* START *

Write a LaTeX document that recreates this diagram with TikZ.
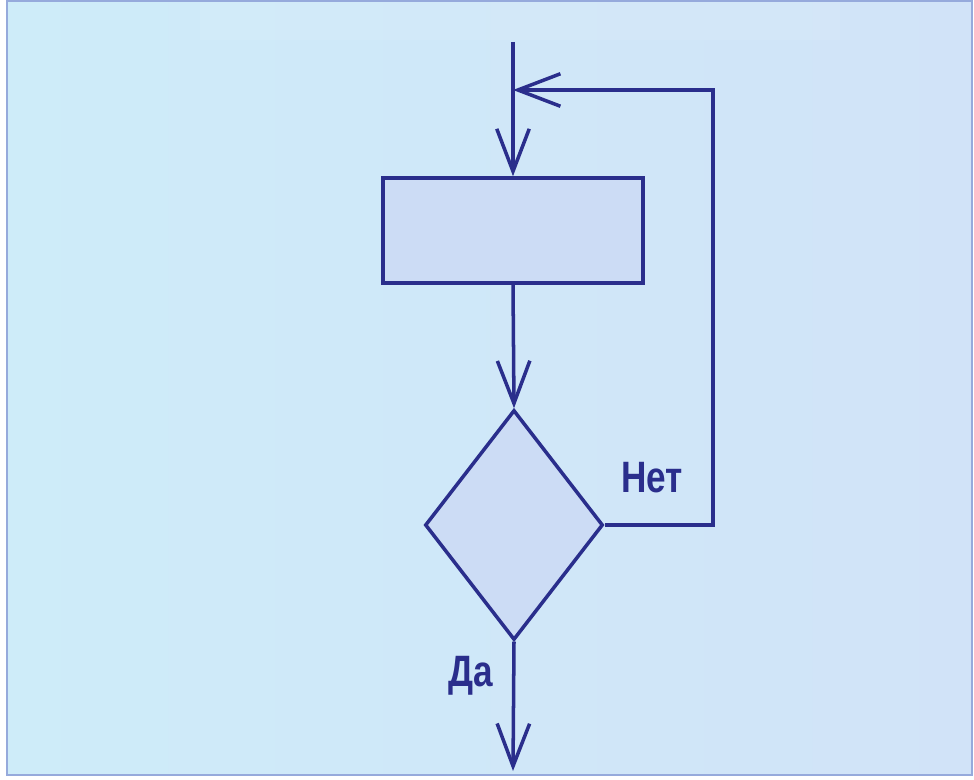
\documentclass[tikz,border=0pt]{standalone}
\usepackage{fontspec}
\newfontfamily\answerfont{Liberation Sans}[FakeStretch=0.8]
\usetikzlibrary{positioning, arrows.meta, shapes.geometric}

\definecolor{navy}{RGB}{42,46,140}
\definecolor{bgleft}{RGB}{206,236,249}
\definecolor{bgright}{RGB}{209,227,248}
\definecolor{boxfill}{RGB}{204,220,245}
\definecolor{framec}{RGB}{150,170,220}

\begin{document}
\begin{tikzpicture}[
        x=0.02cm, y=-0.02cm,
        flow/.style={draw=navy, line width=2pt, -{Straight Barb[length=0.85cm, width=0.65cm, line width=2pt]}},
        wire/.style={draw=navy, line width=2pt},
        block/.style={rectangle, draw=navy, line width=2pt, fill=boxfill, minimum width=5.2cm, minimum height=2.1cm, inner sep=0pt},
        check/.style={diamond, draw=navy, line width=2pt, fill=boxfill, minimum width=3.56cm, minimum height=4.6cm, inner sep=0pt},
        answer/.style={text=navy, font=\answerfont\bfseries\fontsize{25}{29}\selectfont, inner sep=0pt},
    ]

        \useasboundingbox (0,0) rectangle (974,780);

        % Background panel
        \shade[left color=bgleft, right color=bgright] (7,1) rectangle (972,775);
        \fill[white, opacity=0.08] (200,1) rectangle (840,40);
        \draw[framec, line width=1pt] (7,1) rectangle (972,775);

        % Draw the blocks
        \node[block] (body) at (513,230.5) {};
        \node[check] (cond) at (514,525) {};

        % Free ends and corners of the loop
        \coordinate (start) at (513,42);
        \coordinate (join) at (513,90);
        \coordinate (corner) at (713,525);
        \coordinate (finish) at (513,771);

        % Connect the blocks
        \draw[wire] (start) -- (join);
        \draw[flow] (join) -- (body.north);
        \draw[flow] (body.south) -- (cond.north);
        \draw[flow] (cond.east) -- (corner) |- (join);
        \draw[flow] (cond.south) -- (finish);

        % Branch labels
        \node[answer] (no) at (652,478) {Нет};
        \node[answer] (yes) at (471,676) {Да};
    \end{tikzpicture}
\end{document}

* END *

■ WHAT THE TASK REQUIRES: Return only the lines from the start of the data through the line that contains "(finish) at (513,771);", please, copying them exactly and omitting all pictures.

■ ANSWER TO THIS TASK:
Write a LaTeX document that recreates this diagram with TikZ.
\documentclass[tikz,border=0pt]{standalone}
\usepackage{fontspec}
\newfontfamily\answerfont{Liberation Sans}[FakeStretch=0.8]
\usetikzlibrary{positioning, arrows.meta, shapes.geometric}

\definecolor{navy}{RGB}{42,46,140}
\definecolor{bgleft}{RGB}{206,236,249}
\definecolor{bgright}{RGB}{209,227,248}
\definecolor{boxfill}{RGB}{204,220,245}
\definecolor{framec}{RGB}{150,170,220}

\begin{document}
\begin{tikzpicture}[
        x=0.02cm, y=-0.02cm,
        flow/.style={draw=navy, line width=2pt, -{Straight Barb[length=0.85cm, width=0.65cm, line width=2pt]}},
        wire/.style={draw=navy, line width=2pt},
        block/.style={rectangle, draw=navy, line width=2pt, fill=boxfill, minimum width=5.2cm, minimum height=2.1cm, inner sep=0pt},
        check/.style={diamond, draw=navy, line width=2pt, fill=boxfill, minimum width=3.56cm, minimum height=4.6cm, inner sep=0pt},
        answer/.style={text=navy, font=\answerfont\bfseries\fontsize{25}{29}\selectfont, inner sep=0pt},
    ]

        \useasboundingbox (0,0) rectangle (974,780);

        % Background panel
        \shade[left color=bgleft, right color=bgright] (7,1) rectangle (972,775);
        \fill[white, opacity=0.08] (200,1) rectangle (840,40);
        \draw[framec, line width=1pt] (7,1) rectangle (972,775);

        % Draw the blocks
        \node[block] (body) at (513,230.5) {};
        \node[check] (cond) at (514,525) {};

        % Free ends and corners of the loop
        \coordinate (start) at (513,42);
        \coordinate (join) at (513,90);
        \coordinate (corner) at (713,525);
        \coordinate (finish) at (513,771);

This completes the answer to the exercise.